Référendum d’initiative citoyenne (RIC) : la douce folie de la démocratie

— Par Yves-Léopold Monthieux —
Les référendums ne sont pas organisés, comme les autres élections, à des échéances fixées d’avance par la loi. Par ailleurs, le texte soumis à référendum, comme l’opportunité de la saisine, expriment l’expertise politique de celui qui pose la question et suppose la compréhension du citoyen qui doit y répondre. C’est dire que le référendum qui est le processus démocratique ayant la plus grande force démocratique, peut, lorsqu’il est dévoyé, conduire à de vrais dégâts. On évoque souvent le cas de MAASTRICH en oubliant que ce vote avait été utilisé par la droite et la gauche pour régler des conflits internes aux partis. Le « non » prôné par Laurent FABIUS avait en ligne de mire le leadership du parti socialiste en vue des futures présidentielles.
Par ailleurs, de même qu’il est utile de confier la construction des ponts aux ingénieurs et la santé aux médecins, il convient de confier le fonctionnement de l’Etat à des professionnels ayant un niveau d’expertise équivalent. En France ce sont les diplômés de l’ENA de « Sciences Po » qui remplissent cette fonction, la suppression de ces écoles n’a pas de sens. Aux élus de veiller à ce que ces technocrates restent à leur place et n’empiètent pas sur celle des politiques. D’ailleurs, on ne saurait trop rappeler que les hauts fonctionnaires ont pris le pouvoir sous la 4ème République pour pallier la vacuité des gouvernements due à l’instabilité ministérielle. Et s’y sont accrochés. En tout état de cause, le tout moun capab ne tient pas la route, ne pouvant créer que du populisme.

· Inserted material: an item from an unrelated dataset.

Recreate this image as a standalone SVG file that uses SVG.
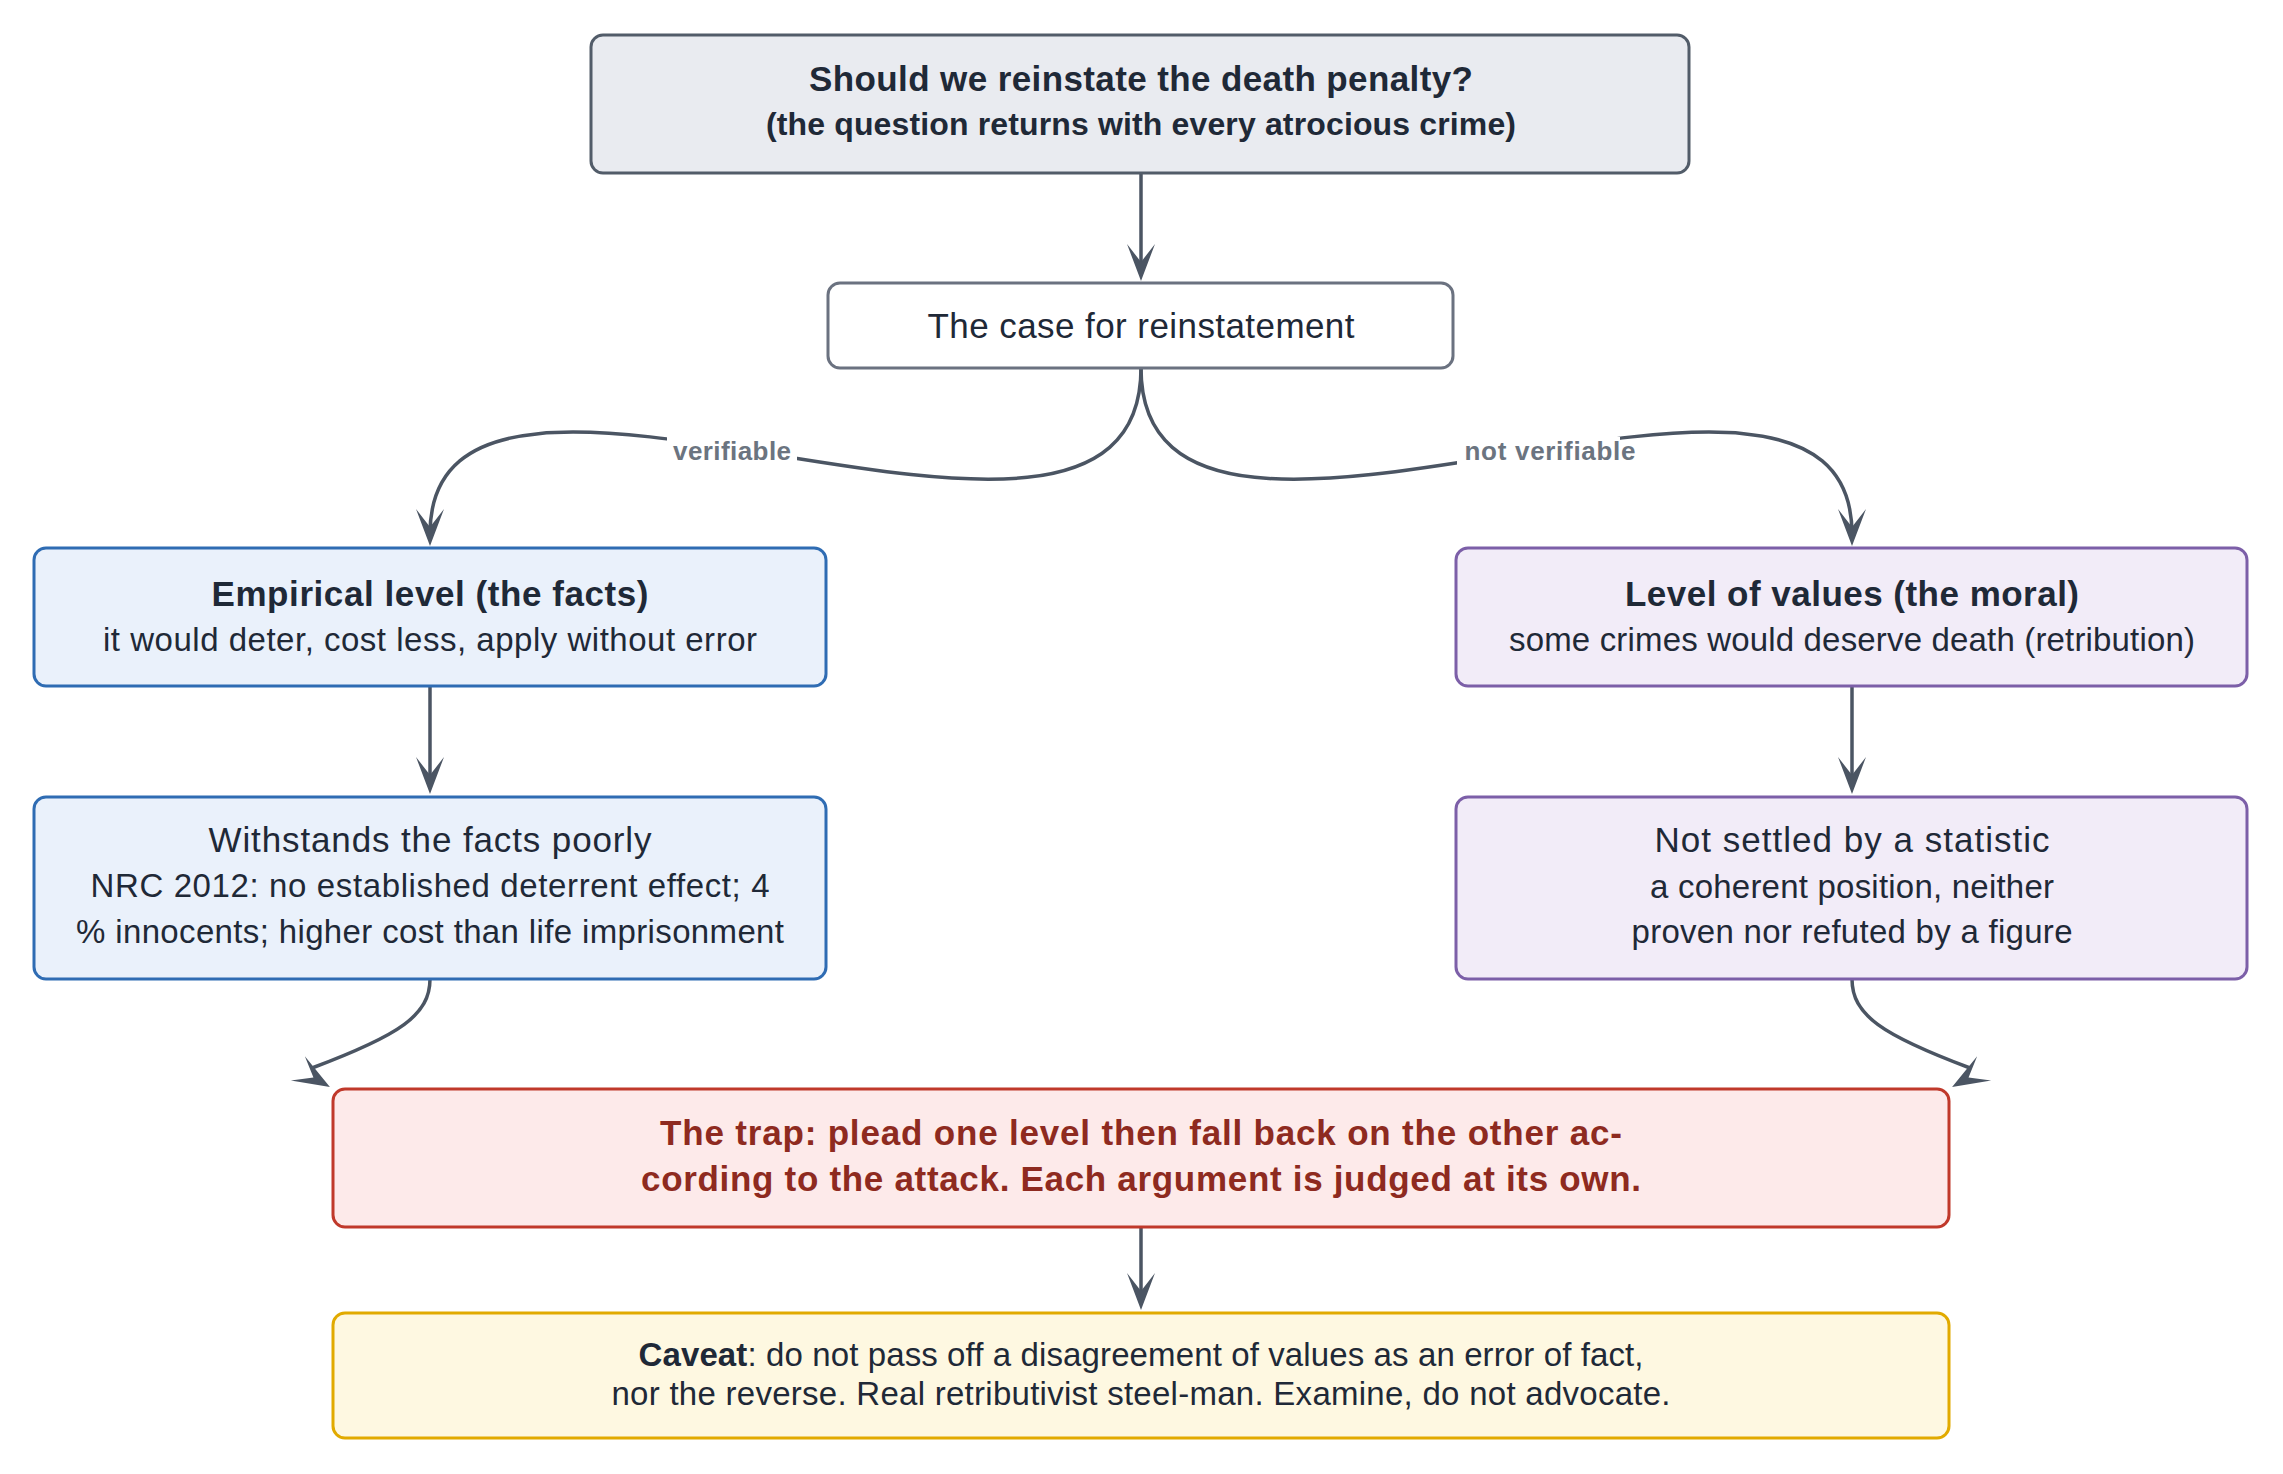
<svg xmlns="http://www.w3.org/2000/svg" width="2283" height="1474" viewBox="0 0 2283 1474">
<style>
.box{stroke-width:3}
.t{font-family:"Liberation Sans",Arial,sans-serif;fill:#1f2937;text-anchor:middle}
.b{font-weight:bold}
.h{font-size:35px}
.s{font-size:33px}
.lbl{font-family:"Liberation Sans",Arial,sans-serif;font-size:26px;font-weight:bold;fill:#6b7480;text-anchor:middle}
.c{fill:none;stroke:#4b5563;stroke-width:3.5}
</style>
<defs>
<marker id="ah" markerUnits="userSpaceOnUse" markerWidth="50" markerHeight="40" viewBox="-45 -20 50 40" refX="-12" refY="0" orient="auto" overflow="visible"><path d="M0,0 L-37,-14 L-19,0 L-37,14 Z" fill="#4b5563"/></marker>
<marker id="ahL" markerUnits="userSpaceOnUse" markerWidth="50" markerHeight="40" viewBox="-45 -20 50 40" refX="-25" refY="-7.5" orient="30" overflow="visible"><path d="M0,0 L-37,-14 L-19,0 L-37,14 Z" fill="#4b5563"/></marker>
<marker id="ahR" markerUnits="userSpaceOnUse" markerWidth="50" markerHeight="40" viewBox="-45 -20 50 40" refX="-25" refY="7.5" orient="150" overflow="visible"><path d="M0,0 L-37,-14 L-19,0 L-37,14 Z" fill="#4b5563"/></marker>
</defs>
<rect width="2283" height="1474" fill="#ffffff"/>
<g id="connectors">
<path class="c" d="M1141,173 L1141,269" marker-end="url(#ah)"/>
<path class="c" d="M1141,368 C1141,656 430,261 430,534" marker-end="url(#ah)"/>
<path class="c" d="M1141,368 C1141,656 1852,261 1852,534" marker-end="url(#ah)"/>
<path class="c" d="M430,686 L430,782" marker-end="url(#ah)"/>
<path class="c" d="M1852,686 L1852,782" marker-end="url(#ah)"/>
<path class="c" d="M430,979 C430,1015 400,1035 312,1068" marker-end="url(#ahL)"/>
<path class="c" d="M1852,979 C1852,1015 1882,1035 1970,1068" marker-end="url(#ahR)"/>
<path class="c" d="M1141,1227 L1141,1298" marker-end="url(#ah)"/>
<rect x="667" y="437" width="130" height="38" fill="#ffffff"/>
<text class="lbl" x="732" y="460" textLength="118">verifiable</text>
<rect x="1457" y="437" width="163" height="38" fill="#ffffff"/>
<text class="lbl" x="1550" y="460" textLength="171">not verifiable</text>
</g>
<g id="n-question">
<rect class="box" x="591" y="35" width="1098" height="138" rx="12" fill="#e9ebf0" stroke="#525c69"/>
<text class="t b h" x="1141" y="91" textLength="664">Should we reinstate the death penalty?</text>
<text class="t b" x="1141" y="135" font-size="32" textLength="750">(the question returns with every atrocious crime)</text>
</g>
<g id="n-case">
<rect class="box" x="828" y="283" width="625" height="85" rx="12" fill="#ffffff" stroke="#6b7280"/>
<text class="t h" x="1141" y="338" textLength="427">The case for reinstatement</text>
</g>
<g id="n-empirical">
<rect class="box" x="34" y="548" width="792" height="138" rx="12" fill="#eaf1fb" stroke="#2f6cb3"/>
<text class="t b h" x="430" y="606" textLength="437">Empirical level (the facts)</text>
<text class="t s" x="430" y="651" textLength="654">it would deter, cost less, apply without error</text>
</g>
<g id="n-facts">
<rect class="box" x="34" y="797" width="792" height="182" rx="12" fill="#eaf1fb" stroke="#2f6cb3"/>
<text class="t h" x="430" y="852" textLength="443">Withstands the facts poorly</text>
<text class="t s" x="430" y="897" textLength="679">NRC 2012: no established deterrent effect; 4</text>
<text class="t s" x="430" y="943" textLength="708">% innocents; higher cost than life imprisonment</text>
</g>
<g id="n-values">
<rect class="box" x="1456" y="548" width="791" height="138" rx="12" fill="#f2ecf8" stroke="#7c5fa8"/>
<text class="t b h" x="1852" y="606" textLength="454">Level of values (the moral)</text>
<text class="t s" x="1852" y="651" textLength="686">some crimes would deserve death (retribution)</text>
</g>
<g id="n-moral">
<rect class="box" x="1456" y="797" width="791" height="182" rx="12" fill="#f2ecf8" stroke="#7c5fa8"/>
<text class="t h" x="1852" y="852" textLength="395">Not settled by a statistic</text>
<text class="t s" x="1852" y="898" textLength="404">a coherent position, neither</text>
<text class="t s" x="1852" y="943" textLength="441">proven nor refuted by a figure</text>
</g>
<g id="n-trap">
<rect class="box" x="333" y="1089" width="1616" height="138" rx="12" fill="#fdeaea" stroke="#c0392b"/>
<text class="t b h" x="1141" y="1145" fill="#8e2a20" style="fill:#8e2a20" textLength="962">The trap: plead one level then fall back on the other ac-</text>
<text class="t b h" x="1141" y="1191" style="fill:#8e2a20" textLength="1000">cording to the attack. Each argument is judged at its own.</text>
</g>
<g id="n-caveat">
<rect class="box" x="333" y="1313" width="1616" height="125" rx="12" fill="#fef8e1" stroke="#e1aa00"/>
<text class="t s" x="1141" y="1366" textLength="1005"><tspan font-weight="bold">Caveat</tspan>: do not pass off a disagreement of values as an error of fact,</text>
<text class="t s" x="1141" y="1405" textLength="1059">nor the reverse. Real retributivist steel-man. Examine, do not advocate.</text>
</g>
</svg>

Nous sommes au début de 1964 à l’Institut Vizioz. Claude Emeri va nous faire son cours sur le fonctionnement de la Démocratie. Il nous expliquera pourquoi celle-ci ne peut être que représentative. Dès le début du cours il a invité les étudiants à trouver l’exemple d’un pays qui serait dirigé sans intermédiaires, directement par ses habitants. Alors qu’il n’attendait pas vraiment de réponse positive à sa question de pure forme, un étudiant a levé le doigt à la surprise de ses camarades. Ce dernier avait un cas à soumettre. Dans la semaine précédente il avait lu un article dans le tout récent Nouvel Observateur qu’il lisait déjà très régulièrement. Cet article concernait une île nommée Tristan da Cunha, perdue entre l’Amérique et l’Afrique, au sud de ces 2 continents. Elle était directement administrée par ses habitants qui prenaient collectivement les décisions. Cette démocratie était donc directe, collective et parfaitement participative. Un système qui conviendrait fort bien à l’esprit Gran tjè gran l’espri de mon ami Olivier JEAN-MARIE. Le prof qui ne s’y attendait pas reprit son souffle lorsqu’il fut précisé que la population de cette île se limitait à moins de 100 habitants.

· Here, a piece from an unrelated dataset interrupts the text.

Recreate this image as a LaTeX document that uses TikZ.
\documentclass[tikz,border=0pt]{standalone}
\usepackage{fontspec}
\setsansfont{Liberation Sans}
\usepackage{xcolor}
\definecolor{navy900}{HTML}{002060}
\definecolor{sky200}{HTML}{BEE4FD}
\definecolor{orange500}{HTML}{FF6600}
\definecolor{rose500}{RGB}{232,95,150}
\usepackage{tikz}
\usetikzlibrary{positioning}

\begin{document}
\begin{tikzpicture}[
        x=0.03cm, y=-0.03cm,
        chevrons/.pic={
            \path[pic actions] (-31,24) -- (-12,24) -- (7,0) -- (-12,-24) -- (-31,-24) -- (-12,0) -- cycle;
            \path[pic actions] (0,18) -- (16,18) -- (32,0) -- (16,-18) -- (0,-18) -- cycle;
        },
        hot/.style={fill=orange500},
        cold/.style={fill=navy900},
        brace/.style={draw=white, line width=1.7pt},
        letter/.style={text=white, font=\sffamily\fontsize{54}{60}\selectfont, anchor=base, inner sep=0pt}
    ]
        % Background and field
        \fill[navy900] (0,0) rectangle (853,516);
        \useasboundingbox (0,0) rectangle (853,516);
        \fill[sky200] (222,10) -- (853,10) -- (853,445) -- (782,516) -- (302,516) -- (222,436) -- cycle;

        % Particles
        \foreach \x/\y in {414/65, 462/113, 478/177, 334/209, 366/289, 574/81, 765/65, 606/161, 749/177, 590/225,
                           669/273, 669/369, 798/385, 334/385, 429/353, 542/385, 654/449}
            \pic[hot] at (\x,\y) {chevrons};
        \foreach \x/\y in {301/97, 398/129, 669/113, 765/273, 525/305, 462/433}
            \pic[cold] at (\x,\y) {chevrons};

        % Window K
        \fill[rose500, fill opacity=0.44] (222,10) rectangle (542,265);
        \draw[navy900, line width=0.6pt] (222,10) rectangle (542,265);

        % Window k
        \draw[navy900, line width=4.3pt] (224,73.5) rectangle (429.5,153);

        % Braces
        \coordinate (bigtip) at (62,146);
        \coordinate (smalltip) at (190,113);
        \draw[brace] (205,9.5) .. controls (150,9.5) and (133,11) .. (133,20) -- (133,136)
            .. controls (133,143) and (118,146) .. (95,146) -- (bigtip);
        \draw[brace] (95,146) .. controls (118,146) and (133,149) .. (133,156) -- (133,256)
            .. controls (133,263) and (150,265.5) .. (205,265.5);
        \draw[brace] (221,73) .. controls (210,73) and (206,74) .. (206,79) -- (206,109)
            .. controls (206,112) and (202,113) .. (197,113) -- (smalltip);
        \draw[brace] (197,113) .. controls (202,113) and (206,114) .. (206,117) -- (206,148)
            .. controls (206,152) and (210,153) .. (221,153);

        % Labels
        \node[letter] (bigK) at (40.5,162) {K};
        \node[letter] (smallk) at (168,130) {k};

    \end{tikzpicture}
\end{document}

En effet, ce cas de figure ne peut pas se concevoir dans une collectivité de plusieurs milliers d’habitants, voire des millions. Plus la population est importante, plus nombreux sont les corps intermédiaires, de sorte que le pouvoir du peuple y est nécessairement représentatif. A l’inverse, les référendums et les plébiscites sont des procédés de démocratie directe à manier avec délicatesse. Ils servent parfois à zapper les représentations intermédiaires et à faire prospérer la démagogie et le populisme. Aussi, les référendums mettent souvent au second plan les questions posées, se rapprochant du plébiscite, pour coller à la personne qui interroge et perturber le choix de l’électeur. Ce dernier ayant apprivoisé le piège, les gouvernements craignent de plus en plus, en France, d’utiliser ce procédé démocratique que les gilets jaunes plébiscitent, au contraire, comme un moyen évident de les sanctionner. Reste que l’idée de référendum illustre bien la conception gaullienne de la présidence de la république, la rencontre d’un homme et d’un peuple. Laquelle se traduit par l’élection du chef de l’Etat au suffrage universel, qui n’est pas susceptible d’être remise en cause dans un avenir prévisible, notamment à l’avènement de la 6ème République.

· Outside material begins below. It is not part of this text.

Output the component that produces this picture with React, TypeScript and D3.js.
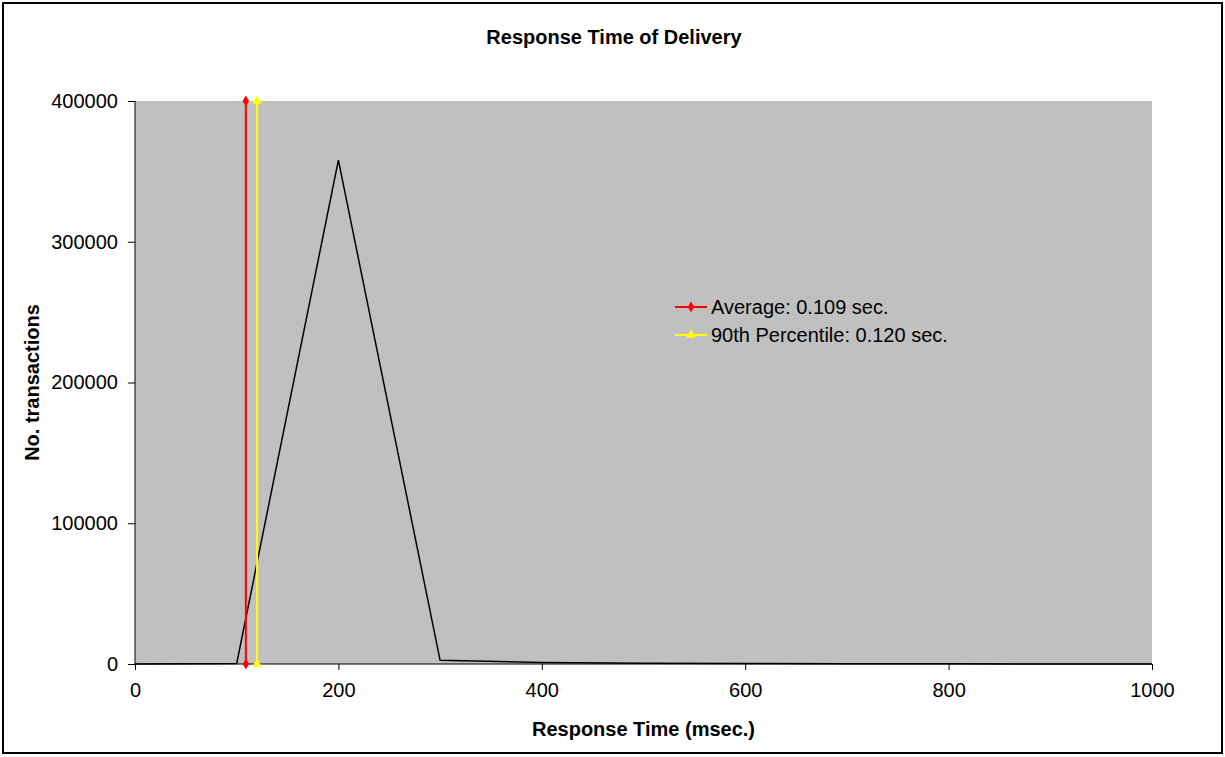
import React, { useEffect, useRef } from "react";
import * as d3 from "d3";

// response time buckets (msec) and transaction counts
const buckets = [0, 100, 200, 300, 400, 500, 600, 700, 800, 900, 1000];
const counts = [0, 400, 358000, 2600, 1100, 500, 300, 200, 100, 50, 0];

const xTicks = [0, 200, 400, 600, 800, 1000];
const yTicks = [0, 100000, 200000, 300000, 400000];

const averageMs = 109;
const percentile90Ms = 120;
const legendLabels = ["Average: 0.109 sec.", "90th Percentile: 0.120 sec."];

const App = () => {
  const svgRef = useRef<SVGSVGElement>(null);

  useEffect(() => {
    const width = 1225, height = 757;
    const margin = { top: 101, right: 73, bottom: 93, left: 135 };
    const font = "Arial, 'Liberation Sans', sans-serif";

    const svg = d3.select(svgRef.current);
    svg.selectAll("*").remove();

    // cadre extérieur
    svg.append("rect")
      .attr("x", 3).attr("y", 3)
      .attr("width", width - 6).attr("height", height - 7)
      .attr("fill", "white").attr("stroke", "black").attr("stroke-width", 2);

    const x = d3.scaleLinear().domain([0, 1000]).range([margin.left, width - margin.right]);
    const y = d3.scaleLinear().domain([0, 400000]).range([height - margin.bottom, margin.top]);

    // zone du graphique
    svg.append("rect")
      .attr("x", x(0)).attr("y", y(400000))
      .attr("width", x(1000) - x(0)).attr("height", y(0) - y(400000))
      .attr("fill", "#c0c0c0");

    const xAxis = svg.append("g")
      .attr("transform", `translate(0,${y(0)})`)
      .call(d3.axisBottom(x).tickValues(xTicks).tickSize(6).tickPadding(13).tickFormat(d3.format("d")));
    const yAxis = svg.append("g")
      .attr("transform", `translate(${x(0)},0)`)
      .call(d3.axisLeft(y).tickValues(yTicks).tickSize(7).tickPadding(10).tickFormat(d3.format("d")));

    [xAxis, yAxis].forEach(g => {
      g.select(".domain").attr("stroke", "black").attr("stroke-width", 1);
      g.selectAll(".tick line").attr("stroke", "black");
      g.selectAll("text").style("font-family", font).style("font-size", "20px").attr("fill", "black");
    });
    xAxis.select(".domain").attr("d", `M${x(0)},0H${x(1000)}`);
    yAxis.select(".domain").attr("d", `M0,${y(0)}V${y(400000)}`);

    // courbe des transactions
    const line = d3.line<number>()
      .x((d, i) => x(buckets[i]))
      .y(d => y(d));
    svg.append("path")
      .datum(counts)
      .attr("fill", "none")
      .attr("stroke", "black")
      .attr("stroke-width", 1.5)
      .attr("d", line);

    const diamond = d3.symbol().type(d3.symbolDiamond).size(36);
    const triangle = d3.symbol().type(d3.symbolTriangle).size(40);

    // lignes moyenne / 90e percentile
    const markers = [
      { ms: averageMs, color: "#ff0000", sym: diamond },
      { ms: percentile90Ms, color: "#ffff00", sym: triangle }
    ];
    markers.forEach(m => {
      svg.append("line")
        .attr("x1", x(m.ms)).attr("x2", x(m.ms))
        .attr("y1", y(0)).attr("y2", y(400000))
        .attr("stroke", m.color).attr("stroke-width", 2);
      [0, 400000].forEach(v => {
        svg.append("path")
          .attr("d", m.sym()!)
          .attr("transform", `translate(${x(m.ms)},${y(v)})`)
          .attr("fill", m.color);
      });
    });

    // légende
    legendLabels.forEach((label, i) => {
      const ly = 307 + i * 28;
      const m = markers[i];
      svg.append("line")
        .attr("x1", 675).attr("x2", 707)
        .attr("y1", ly).attr("y2", ly)
        .attr("stroke", m.color).attr("stroke-width", 2);
      svg.append("path")
        .attr("d", m.sym()!)
        .attr("transform", `translate(691,${ly})`)
        .attr("fill", m.color);
      svg.append("text")
        .attr("x", 711).attr("y", ly)
        .attr("dy", "0.35em")
        .style("font-family", font).style("font-size", "20px")
        .text(label);
    });

    // titres
    svg.append("text")
      .attr("x", 614).attr("y", 44)
      .attr("text-anchor", "middle")
      .style("font-family", font).style("font-size", "20px").style("font-weight", "bold")
      .text("Response Time of Delivery");

    svg.append("text")
      .attr("x", x(500)).attr("y", 736)
      .attr("text-anchor", "middle")
      .style("font-family", font).style("font-size", "20px").style("font-weight", "bold")
      .text("Response Time (msec.)");

    svg.append("text")
      .attr("transform", `translate(39,${(y(0) + y(400000)) / 2}) rotate(-90)`)
      .attr("text-anchor", "middle")
      .style("font-family", font).style("font-size", "20px").style("font-weight", "bold")
      .text("No. transactions");
  }, []);

  return (
    <svg ref={svgRef} width="1225" height="757"
      style={{ position: "absolute", left: 0, top: 0 }}></svg>
  );
};

export default App;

On le sait depuis toujours, la démocratie contient en son sein les éléments pouvant la conduire à sa perte. C’est pourquoi partout où elle existe, des artifices sont utilisés pour l’empêcher d’échapper à la raison. La désignation par le peuple d’élus nationaux chargés de contrôler l’action du gouvernement est le premier des garde-fous. Elle se définit par deux mots : démocratie représentative. L’élargissement du référendum à la possibilité pour les citoyens, à leur seule initiative, de défaire les lois existantes, d’en faire de nouvelles et de révoquer les élus qu’ils se sont eux-mêmes donnés, c’est la suppression, de fait, des députés et des sénateurs. C’est la mort de la démocratie.